**THE PROBLEM**
Nothing in the data should change when you return it, but leave the pictures out.

--- Start ---

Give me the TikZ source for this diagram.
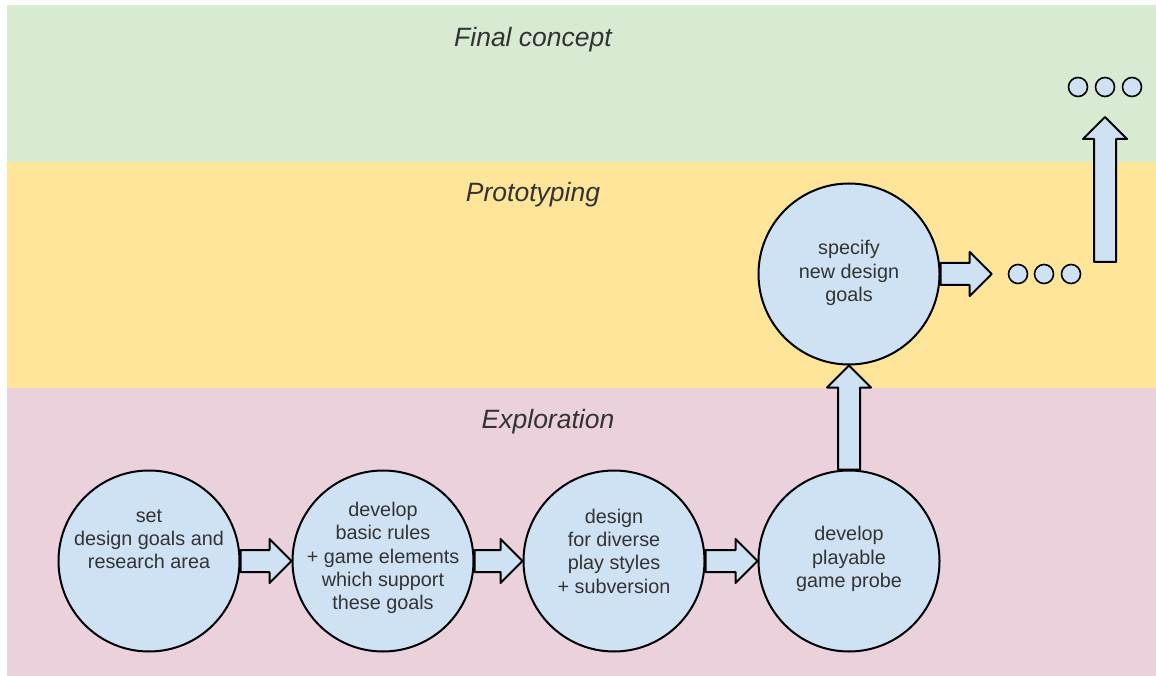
\documentclass[tikz,border=0pt]{standalone}
\usepackage{fontspec}
\setmainfont{Liberation Sans}
\usetikzlibrary{calc}

\definecolor{bandgreen}{HTML}{D9EAD3}
\definecolor{bandyellow}{HTML}{FFE599}
\definecolor{bandpink}{HTML}{EAD1DC}
\definecolor{stageblue}{HTML}{CFE2F3}
\definecolor{textgray}{HTML}{333333}

\newcommand{\rightblock}[2]{\draw[blockarrow] let \p1=(#1), \p2=(#2) in
  (\x1,\y1+11pt) -- (\x2-22pt,\y1+11pt) -- (\x2-22pt,\y1+22pt) -- (\x2,\y1)
  -- (\x2-22pt,\y1-22pt) -- (\x2-22pt,\y1-11pt) -- (\x1,\y1-11pt) -- cycle;}
\newcommand{\upblock}[2]{\draw[blockarrow] let \p1=(#1), \p2=(#2) in
  (\x1-11pt,\y1) -- (\x1-11pt,\y2-22pt) -- (\x1-22pt,\y2-22pt) -- (\x1,\y2)
  -- (\x1+22pt,\y2-22pt) -- (\x1+11pt,\y2-22pt) -- (\x1+11pt,\y1) -- cycle;}

\begin{document}
\begin{tikzpicture}
        [x=1pt, y=-1pt,
         stage/.style={draw=black, line width=2pt, shape=circle, fill=stageblue, inner sep=0, minimum size=181pt},
         stagetext/.style={align=center, text=textgray, font=\fontsize{19.8}{23.3}\selectfont},
         dot/.style={draw=black, line width=1.6pt, shape=circle, fill=stageblue, inner sep=0, minimum size=19pt},
         bandlabel/.style={anchor=base, text=textgray, font=\fontsize{26.5}{30}\selectfont\itshape},
         blockarrow/.style={draw=black, line width=2pt, fill=stageblue, line join=round}]

        \useasboundingbox (0,0) rectangle (1156,676);
        \fill[bandgreen] (7,5) rectangle (1156,162);
        \fill[bandyellow] (7,162) rectangle (1156,388);
        \fill[bandpink] (7,388) rectangle (1156,676);

        \node[bandlabel] (final) at (533,47) {Final concept};
        \node[bandlabel] (proto) at (533,202) {Prototyping};
        \node[bandlabel] (explore) at (548,428) {Exploration};

        \node[stage] (s1) at (149,561) {};
        \node[stage] (s2) at (383,561) {};
        \node[stage] (s3) at (614,561) {};
        \node[stage] (s4) at (849,561) {};
        \node[stage] (s5) at (849,274) {};

        \node[stagetext] (t1) at (149,539) {set\\design goals and\\research area};
        \node[stagetext] (t2) at (383,558) {develop\\basic rules\\+ game elements\\which support\\these goals};
        \node[stagetext] (t3) at (614,551) {design\\for diverse\\play styles\\+ subversion};
        \node[stagetext] (t4) at (849,559) {develop\\playable\\game probe};
        \node[stagetext] (t5) at (849,273) {specify\\new design\\goals};

        \node[dot] (m1) at (1018,274) {};
        \node[dot] (m2) at (1044,274) {};
        \node[dot] (m3) at (1071,274) {};
        \node[dot] (f1) at (1078,87) {};
        \node[dot] (f2) at (1105,87) {};
        \node[dot] (f3) at (1132,87) {};

        \coordinate (upbase) at (1105,262);
        \coordinate (uptip) at (1105,117);

        \rightblock{s1.east}{s2.west}
        \rightblock{s2.east}{s3.west}
        \rightblock{s3.east}{s4.west}
        \upblock{s4.north}{s5.south}
        \rightblock{s5.east}{[xshift=-16pt]m1.west}
        \upblock{upbase}{uptip}

      \end{tikzpicture}
\end{document}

--- End ---

**OUTPUT FOR THIS TASK**
Give me the TikZ source for this diagram.
\documentclass[tikz,border=0pt]{standalone}
\usepackage{fontspec}
\setmainfont{Liberation Sans}
\usetikzlibrary{calc}

\definecolor{bandgreen}{HTML}{D9EAD3}
\definecolor{bandyellow}{HTML}{FFE599}
\definecolor{bandpink}{HTML}{EAD1DC}
\definecolor{stageblue}{HTML}{CFE2F3}
\definecolor{textgray}{HTML}{333333}

\newcommand{\rightblock}[2]{\draw[blockarrow] let \p1=(#1), \p2=(#2) in
  (\x1,\y1+11pt) -- (\x2-22pt,\y1+11pt) -- (\x2-22pt,\y1+22pt) -- (\x2,\y1)
  -- (\x2-22pt,\y1-22pt) -- (\x2-22pt,\y1-11pt) -- (\x1,\y1-11pt) -- cycle;}
\newcommand{\upblock}[2]{\draw[blockarrow] let \p1=(#1), \p2=(#2) in
  (\x1-11pt,\y1) -- (\x1-11pt,\y2-22pt) -- (\x1-22pt,\y2-22pt) -- (\x1,\y2)
  -- (\x1+22pt,\y2-22pt) -- (\x1+11pt,\y2-22pt) -- (\x1+11pt,\y1) -- cycle;}

\begin{document}
\begin{tikzpicture}
        [x=1pt, y=-1pt,
         stage/.style={draw=black, line width=2pt, shape=circle, fill=stageblue, inner sep=0, minimum size=181pt},
         stagetext/.style={align=center, text=textgray, font=\fontsize{19.8}{23.3}\selectfont},
         dot/.style={draw=black, line width=1.6pt, shape=circle, fill=stageblue, inner sep=0, minimum size=19pt},
         bandlabel/.style={anchor=base, text=textgray, font=\fontsize{26.5}{30}\selectfont\itshape},
         blockarrow/.style={draw=black, line width=2pt, fill=stageblue, line join=round}]

        \useasboundingbox (0,0) rectangle (1156,676);
        \fill[bandgreen] (7,5) rectangle (1156,162);
        \fill[bandyellow] (7,162) rectangle (1156,388);
        \fill[bandpink] (7,388) rectangle (1156,676);

        \node[bandlabel] (final) at (533,47) {Final concept};
        \node[bandlabel] (proto) at (533,202) {Prototyping};
        \node[bandlabel] (explore) at (548,428) {Exploration};

        \node[stage] (s1) at (149,561) {};
        \node[stage] (s2) at (383,561) {};
        \node[stage] (s3) at (614,561) {};
        \node[stage] (s4) at (849,561) {};
        \node[stage] (s5) at (849,274) {};

        \node[stagetext] (t1) at (149,539) {set\\design goals and\\research area};
        \node[stagetext] (t2) at (383,558) {develop\\basic rules\\+ game elements\\which support\\these goals};
        \node[stagetext] (t3) at (614,551) {design\\for diverse\\play styles\\+ subversion};
        \node[stagetext] (t4) at (849,559) {develop\\playable\\game probe};
        \node[stagetext] (t5) at (849,273) {specify\\new design\\goals};

        \node[dot] (m1) at (1018,274) {};
        \node[dot] (m2) at (1044,274) {};
        \node[dot] (m3) at (1071,274) {};
        \node[dot] (f1) at (1078,87) {};
        \node[dot] (f2) at (1105,87) {};
        \node[dot] (f3) at (1132,87) {};

        \coordinate (upbase) at (1105,262);
        \coordinate (uptip) at (1105,117);

        \rightblock{s1.east}{s2.west}
        \rightblock{s2.east}{s3.west}
        \rightblock{s3.east}{s4.west}
        \upblock{s4.north}{s5.south}
        \rightblock{s5.east}{[xshift=-16pt]m1.west}
        \upblock{upbase}{uptip}

      \end{tikzpicture}
\end{document}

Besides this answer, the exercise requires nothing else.